(1.) The respondent No. 1 had been entrusted with a contract to be executed for the E. C. Railway. The contract was rescinded which compelled the respondent to move this Court challenging the action of the railways in rescinding the contract as arbitrary. This Court directed the parties to go for arbitration. Respondent then filed a reference application before this Court and accordingly, this Court referred the matter for arbitration. After due notice to the parties and by a considered order, the Arbitrator gave his award on 31-1-2007, inter alia, holding that cancellation of respondent's contract by the petitioner could not be justified. Respondent was not responsible for delay rather petitioner railways itself was responsible for the delay in execution of the contract. The Arbitrator also held that forfeiting of security consequentially could not have been ordered. In respect of the work, the Arbitrator gave an award in favour of the respondent to the extent of about Rs. 6 lacs towards unpaid bills and settlement. On 9-2-2007, the award was communicated to the railways. On 2-3-2007 railways sought a clarification from the Arbitrator. The clarification was not in respect of the substance of arbitration or the orders of arbitration. The railways pointed out that subsequent to cancellation of respondent's contract, they had issued fresh tender at risk and cost of the respondent because of respondent's delay in executing the contract. Under this head, they were to realise from the respondent an amount of about Rs. 8 lacs whereas under award they were to pay about Rs. 6 lacs to the respondent. Railways sought a clarification as to the consequence of the risk and cost clause. It is thus apparent that railways had no objection to the award as such. They wanted some clarification with regard to effect of the award on the other transactions.
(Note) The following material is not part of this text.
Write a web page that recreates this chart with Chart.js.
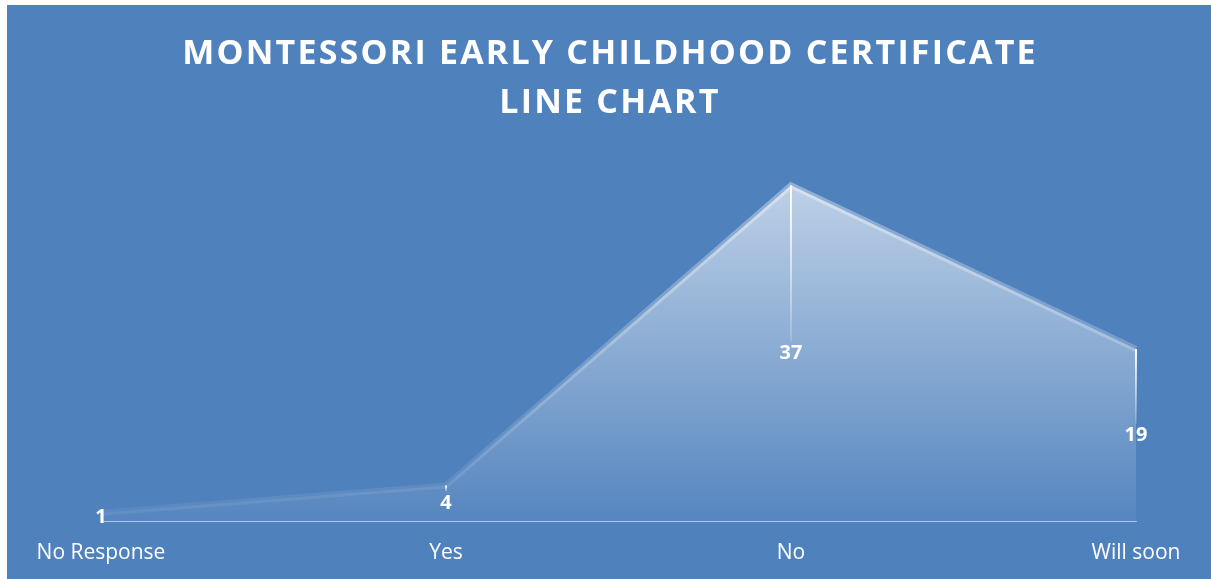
<!DOCTYPE html>
<html>
<head>
<meta charset="utf-8">
<script src="https://cdn.jsdelivr.net/npm/chart.js@4.4.0/dist/chart.umd.min.js"></script>
<style>
  html, body { margin: 0; padding: 0; background: #ffffff; }
  #wrap { position: absolute; left: 7px; top: 5px; width: 1204px; height: 574px; background: #4f81bd; }
</style>
</head>
<body>
<div id="wrap"><canvas id="lineChart" width="1204" height="574"></canvas></div>
<script>
var categories = ['No Response', 'Yes', 'No', 'Will soon'];
var counts = [1, 4, 37, 19];
var titleLines = ['MONTESSORI EARLY CHILDHOOD CERTIFICATE', 'LINE CHART'];

// title with letter spacing (chart.js title has no letterSpacing option)
var titlePlugin = {
    id: 'spacedTitle',
    afterDraw: function(chart) {
        var ctx = chart.ctx;
        ctx.save();
        ctx.fillStyle = '#ffffff';
        ctx.font = 'bold 34px "Open Sans"';
        ctx.letterSpacing = '2.2px';
        ctx.textAlign = 'center';
        ctx.textBaseline = 'alphabetic';
        ctx.fillText(titleLines[0], 603, 59);
        ctx.fillText(titleLines[1], 603, 108);
        ctx.restore();
    }
};

// drop lines from each point + value labels halfway down
var dropLabels = {
    id: 'dropLabels',
    afterDatasetsDraw: function(chart) {
        var ctx = chart.ctx;
        var bottom = chart.chartArea.bottom;
        var meta = chart.getDatasetMeta(0);
        ctx.save();
        meta.data.forEach(function(pt, i) {
            var mid = (pt.y + bottom) / 2;
            var endY = Math.max(pt.y + 2, mid - 12);
            if (endY - pt.y > 2) {
                var g = ctx.createLinearGradient(0, pt.y, 0, endY);
                g.addColorStop(0, 'rgba(255,255,255,1)');
                g.addColorStop(1, 'rgba(255,255,255,0.15)');
                ctx.strokeStyle = g;
                ctx.lineWidth = 2;
                ctx.beginPath();
                ctx.moveTo(pt.x, pt.y);
                ctx.lineTo(pt.x, endY);
                ctx.stroke();
            }
            ctx.fillStyle = '#ffffff';
            ctx.font = 'bold 20px "Open Sans"';
            ctx.textAlign = 'center';
            ctx.textBaseline = 'middle';
            ctx.fillText(String(counts[i]), pt.x, mid);
        });
        ctx.restore();
    }
};

var ctx = document.getElementById('lineChart');
var chart = new Chart(ctx, {
    type: 'line',
    data: {
        labels: categories,
        datasets: [{
            label: 'Count',
            data: counts,
            fill: 'origin',
            tension: 0,
            pointRadius: 0,
            borderWidth: 6,
            borderColor: function(context) {
                var c = context.chart;
                var area = c.chartArea;
                if (!area) return 'rgba(255,255,255,0.25)';
                var g = c.ctx.createLinearGradient(0, area.top, 0, area.bottom);
                g.addColorStop(0, 'rgba(255,255,255,0.4)');
                g.addColorStop(1, 'rgba(255,255,255,0.05)');
                return g;
            },
            backgroundColor: function(context) {
                var c = context.chart;
                var area = c.chartArea;
                if (!area) return 'rgba(255,255,255,0.3)';
                var g = c.ctx.createLinearGradient(0, area.top, 0, area.bottom);
                g.addColorStop(0, 'rgba(255,255,255,0.68)');
                g.addColorStop(1, 'rgba(255,255,255,0.04)');
                return g;
            }
        }]
    },
    options: {
        responsive: false,
        animation: false,
        layout: { padding: { left: 94, right: 75, top: 153, bottom: 2 } },
        plugins: {
            legend: { display: false },
            title: { display: false },
            tooltip: { enabled: false }
        },
        scales: {
            x: {
                offset: false,
                grid: { display: false },
                border: { display: true, color: 'rgba(255,255,255,0.55)', width: 1, dash: [2, 1] },
                ticks: {
                    color: '#ffffff',
                    font: { family: 'Open Sans', size: 21 },
                    padding: 11,
                    maxRotation: 0,
                    autoSkip: false
                },
                afterFit: function(scale) {
                    scale.paddingLeft = 0;
                    scale.paddingRight = 0;
                }
            },
            y: {
                display: false,
                min: 0,
                max: 40
            }
        }
    },
    plugins: [titlePlugin, dropLabels]
});
</script>
</body>
</html>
(2.) In my view, there was no requirement of any clarification inasmuch as the moment the Arbitrator held that the contract was unjustifiably terminated and the delay was caused by the railways, the question of invoking risk and cost clause vanished. The Arbitrator instead of outright rejecting the clarification as sought for rejected the same on 2-4-2007 saying that it was not filed in proper form. On 23-4-2007, railways again filed an application for clarification in proper form this time. This was rejected by order dated 1-8-2007 by the Arbitrator. Railways waited for six months seeking further clarification to the clarification from the Arbitrator and then on 7-2-2008 filed an appeal against the arbitral award before the Sub-Judge, Khagaria. In the meantime, the arbitral award not being implemented, the respondent filed an application for execution thereof before the Sub-Judge, Begusarai. Railways sought for stay of execution proceeding which was rejected. Steps were not taken to challenge that order or to seek stay from the appellate Court. Subsequently, when the executing Court issued a letter to the railways requiring railways to implement the award, this writ application has been filed on the ground that appeal having been filed, there could be no execution and the filing of appeal would amount to stay of the award. Reliance has been placed on the judgment of the Apex Court in the case of National Aluminum Co. Ltd. v. Pressteel & Fabrication (P) Ltd. and Anr., 2004 1 SCC 540 and in particular para 10 thereof and also on the case of National Buildings Construction Corporation Ltd. v. Lloyds Insulation India Ltd., 2005 2 SCC 367 suggesting of the propositions that the moment an appeal is filed, the arbitral award cannot be given effect to. Both judgments are with regard to interpretation of Section 36 of the Arbitration and Conciliation Act, 1996. There cannot be question of any quarrel with the proposition but the question is whether that law applies at all in the facts of this case.
(3.) The first misconception is that from an award there is an appeal as a matter of right. The scheme of the Act is to make the award a final determination and there is a very small window open to challenge the award under the provision that is contained in Section 34 of the Act and the ground are to be found in sub-section (2) thereof. As would be seen from the facts as noted above, the railways had not taken steps for challenging the award within three months of the award as provided in sub-section (3) of Section 34. It was for clarification on something which was totally irrelevant. The award is dated 31 -1-2007 and admittedly so-called appeal is filed on 7-2-2008 about a year later and exactly a year after its communication. If we read the provisions of Section 36 of the Act, then we would find that it clearly provides that where the time for making an application to set aside the arbitral award under Section 34 has expired, Court could execute the award. The time to challenge the award as noted above is stipulated in Section 34(3) and is three months. Thus, admittedly and undisputedly the application challenging the award was not filed within the time specified and thus by application of Section 36 itself, the award is executable and there is no question of automatic stay which would have been the case if the challenge was made within stipulated period.